DO THIS:
Write out the material exactly, leaving every picture behind.

AVAILABLE DATA:
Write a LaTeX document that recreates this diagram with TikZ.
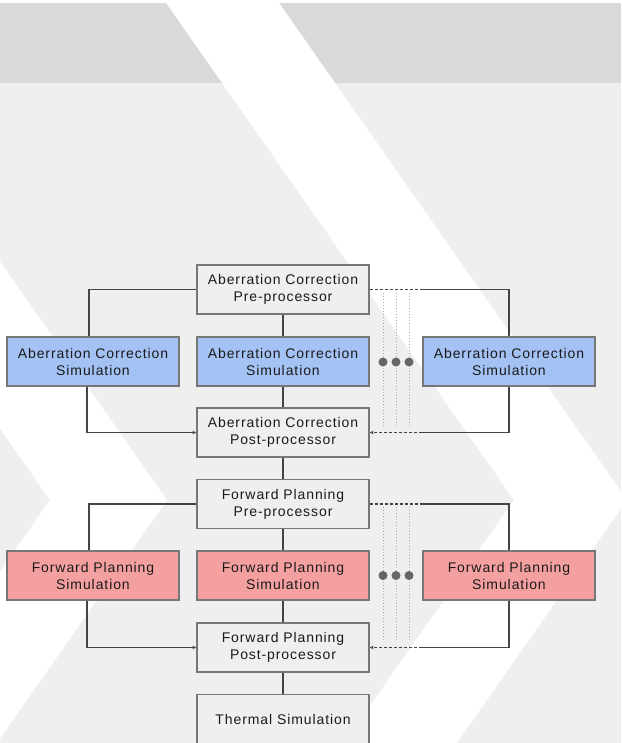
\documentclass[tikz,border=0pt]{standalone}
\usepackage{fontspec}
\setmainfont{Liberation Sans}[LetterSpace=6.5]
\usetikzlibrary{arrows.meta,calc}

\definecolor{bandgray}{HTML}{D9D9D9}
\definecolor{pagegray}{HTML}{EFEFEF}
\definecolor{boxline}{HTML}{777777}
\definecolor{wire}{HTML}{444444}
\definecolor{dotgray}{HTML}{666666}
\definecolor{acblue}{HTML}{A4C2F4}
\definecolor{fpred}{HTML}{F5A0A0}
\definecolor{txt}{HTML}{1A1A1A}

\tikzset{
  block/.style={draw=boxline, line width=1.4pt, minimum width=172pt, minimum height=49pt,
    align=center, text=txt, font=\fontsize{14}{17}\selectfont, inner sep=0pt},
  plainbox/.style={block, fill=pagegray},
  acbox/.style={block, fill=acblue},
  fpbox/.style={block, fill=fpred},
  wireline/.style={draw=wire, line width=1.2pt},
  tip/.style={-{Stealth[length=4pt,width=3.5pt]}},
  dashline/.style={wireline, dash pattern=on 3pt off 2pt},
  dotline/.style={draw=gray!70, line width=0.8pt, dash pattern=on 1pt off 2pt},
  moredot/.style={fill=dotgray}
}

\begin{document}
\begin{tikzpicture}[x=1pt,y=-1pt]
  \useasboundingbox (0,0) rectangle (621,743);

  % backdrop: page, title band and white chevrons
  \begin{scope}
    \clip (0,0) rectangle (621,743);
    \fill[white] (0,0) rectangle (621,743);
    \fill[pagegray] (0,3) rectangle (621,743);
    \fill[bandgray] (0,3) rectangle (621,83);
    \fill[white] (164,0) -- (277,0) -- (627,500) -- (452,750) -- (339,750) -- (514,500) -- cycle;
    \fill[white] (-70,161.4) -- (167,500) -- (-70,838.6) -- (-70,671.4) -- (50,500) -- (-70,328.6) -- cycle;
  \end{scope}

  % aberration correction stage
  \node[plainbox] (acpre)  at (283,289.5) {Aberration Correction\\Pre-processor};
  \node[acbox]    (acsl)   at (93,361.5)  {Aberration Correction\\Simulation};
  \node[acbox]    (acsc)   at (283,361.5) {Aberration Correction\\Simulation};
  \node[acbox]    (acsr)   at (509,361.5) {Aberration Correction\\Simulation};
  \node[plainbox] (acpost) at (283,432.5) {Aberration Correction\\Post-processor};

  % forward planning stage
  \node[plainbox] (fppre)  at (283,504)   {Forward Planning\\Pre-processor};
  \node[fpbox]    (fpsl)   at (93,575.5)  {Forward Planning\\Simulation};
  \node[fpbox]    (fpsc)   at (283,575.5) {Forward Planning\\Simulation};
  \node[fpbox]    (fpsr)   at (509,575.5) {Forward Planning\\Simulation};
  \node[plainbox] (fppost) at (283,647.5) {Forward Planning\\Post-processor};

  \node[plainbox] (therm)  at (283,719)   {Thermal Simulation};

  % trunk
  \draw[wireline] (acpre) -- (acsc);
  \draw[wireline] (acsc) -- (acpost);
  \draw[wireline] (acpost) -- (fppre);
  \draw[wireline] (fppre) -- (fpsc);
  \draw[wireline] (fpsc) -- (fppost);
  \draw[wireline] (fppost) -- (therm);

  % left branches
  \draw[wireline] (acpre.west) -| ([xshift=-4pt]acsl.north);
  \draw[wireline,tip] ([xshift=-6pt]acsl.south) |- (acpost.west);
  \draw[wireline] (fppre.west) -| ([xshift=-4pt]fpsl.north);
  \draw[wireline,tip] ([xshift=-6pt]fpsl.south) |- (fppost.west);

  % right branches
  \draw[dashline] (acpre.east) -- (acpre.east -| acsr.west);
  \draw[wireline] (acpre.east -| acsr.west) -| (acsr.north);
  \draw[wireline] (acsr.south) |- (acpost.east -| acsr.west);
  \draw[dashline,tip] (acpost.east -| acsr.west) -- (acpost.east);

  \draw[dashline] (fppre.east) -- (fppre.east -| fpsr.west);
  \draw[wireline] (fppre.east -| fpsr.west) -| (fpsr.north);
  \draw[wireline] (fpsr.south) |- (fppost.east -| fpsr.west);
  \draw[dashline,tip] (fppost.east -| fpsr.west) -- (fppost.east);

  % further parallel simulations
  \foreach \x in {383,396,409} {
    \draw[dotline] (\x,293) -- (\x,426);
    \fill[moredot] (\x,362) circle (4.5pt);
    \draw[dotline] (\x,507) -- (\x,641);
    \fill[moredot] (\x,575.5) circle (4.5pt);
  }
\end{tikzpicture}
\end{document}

RESPONSE TO THE EXERCISE:
Write a LaTeX document that recreates this diagram with TikZ.
\documentclass[tikz,border=0pt]{standalone}
\usepackage{fontspec}
\setmainfont{Liberation Sans}[LetterSpace=6.5]
\usetikzlibrary{arrows.meta,calc}

\definecolor{bandgray}{HTML}{D9D9D9}
\definecolor{pagegray}{HTML}{EFEFEF}
\definecolor{boxline}{HTML}{777777}
\definecolor{wire}{HTML}{444444}
\definecolor{dotgray}{HTML}{666666}
\definecolor{acblue}{HTML}{A4C2F4}
\definecolor{fpred}{HTML}{F5A0A0}
\definecolor{txt}{HTML}{1A1A1A}

\tikzset{
  block/.style={draw=boxline, line width=1.4pt, minimum width=172pt, minimum height=49pt,
    align=center, text=txt, font=\fontsize{14}{17}\selectfont, inner sep=0pt},
  plainbox/.style={block, fill=pagegray},
  acbox/.style={block, fill=acblue},
  fpbox/.style={block, fill=fpred},
  wireline/.style={draw=wire, line width=1.2pt},
  tip/.style={-{Stealth[length=4pt,width=3.5pt]}},
  dashline/.style={wireline, dash pattern=on 3pt off 2pt},
  dotline/.style={draw=gray!70, line width=0.8pt, dash pattern=on 1pt off 2pt},
  moredot/.style={fill=dotgray}
}

\begin{document}
\begin{tikzpicture}[x=1pt,y=-1pt]
  \useasboundingbox (0,0) rectangle (621,743);

  % backdrop: page, title band and white chevrons
  \begin{scope}
    \clip (0,0) rectangle (621,743);
    \fill[white] (0,0) rectangle (621,743);
    \fill[pagegray] (0,3) rectangle (621,743);
    \fill[bandgray] (0,3) rectangle (621,83);
    \fill[white] (164,0) -- (277,0) -- (627,500) -- (452,750) -- (339,750) -- (514,500) -- cycle;
    \fill[white] (-70,161.4) -- (167,500) -- (-70,838.6) -- (-70,671.4) -- (50,500) -- (-70,328.6) -- cycle;
  \end{scope}

  % aberration correction stage
  \node[plainbox] (acpre)  at (283,289.5) {Aberration Correction\\Pre-processor};
  \node[acbox]    (acsl)   at (93,361.5)  {Aberration Correction\\Simulation};
  \node[acbox]    (acsc)   at (283,361.5) {Aberration Correction\\Simulation};
  \node[acbox]    (acsr)   at (509,361.5) {Aberration Correction\\Simulation};
  \node[plainbox] (acpost) at (283,432.5) {Aberration Correction\\Post-processor};

  % forward planning stage
  \node[plainbox] (fppre)  at (283,504)   {Forward Planning\\Pre-processor};
  \node[fpbox]    (fpsl)   at (93,575.5)  {Forward Planning\\Simulation};
  \node[fpbox]    (fpsc)   at (283,575.5) {Forward Planning\\Simulation};
  \node[fpbox]    (fpsr)   at (509,575.5) {Forward Planning\\Simulation};
  \node[plainbox] (fppost) at (283,647.5) {Forward Planning\\Post-processor};

  \node[plainbox] (therm)  at (283,719)   {Thermal Simulation};

  % trunk
  \draw[wireline] (acpre) -- (acsc);
  \draw[wireline] (acsc) -- (acpost);
  \draw[wireline] (acpost) -- (fppre);
  \draw[wireline] (fppre) -- (fpsc);
  \draw[wireline] (fpsc) -- (fppost);
  \draw[wireline] (fppost) -- (therm);

  % left branches
  \draw[wireline] (acpre.west) -| ([xshift=-4pt]acsl.north);
  \draw[wireline,tip] ([xshift=-6pt]acsl.south) |- (acpost.west);
  \draw[wireline] (fppre.west) -| ([xshift=-4pt]fpsl.north);
  \draw[wireline,tip] ([xshift=-6pt]fpsl.south) |- (fppost.west);

  % right branches
  \draw[dashline] (acpre.east) -- (acpre.east -| acsr.west);
  \draw[wireline] (acpre.east -| acsr.west) -| (acsr.north);
  \draw[wireline] (acsr.south) |- (acpost.east -| acsr.west);
  \draw[dashline,tip] (acpost.east -| acsr.west) -- (acpost.east);

  \draw[dashline] (fppre.east) -- (fppre.east -| fpsr.west);
  \draw[wireline] (fppre.east -| fpsr.west) -| (fpsr.north);
  \draw[wireline] (fpsr.south) |- (fppost.east -| fpsr.west);
  \draw[dashline,tip] (fppost.east -| fpsr.west) -- (fppost.east);

  % further parallel simulations
  \foreach \x in {383,396,409} {
    \draw[dotline] (\x,293) -- (\x,426);
    \fill[moredot] (\x,362) circle (4.5pt);
    \draw[dotline] (\x,507) -- (\x,641);
    \fill[moredot] (\x,575.5) circle (4.5pt);
  }
\end{tikzpicture}
\end{document}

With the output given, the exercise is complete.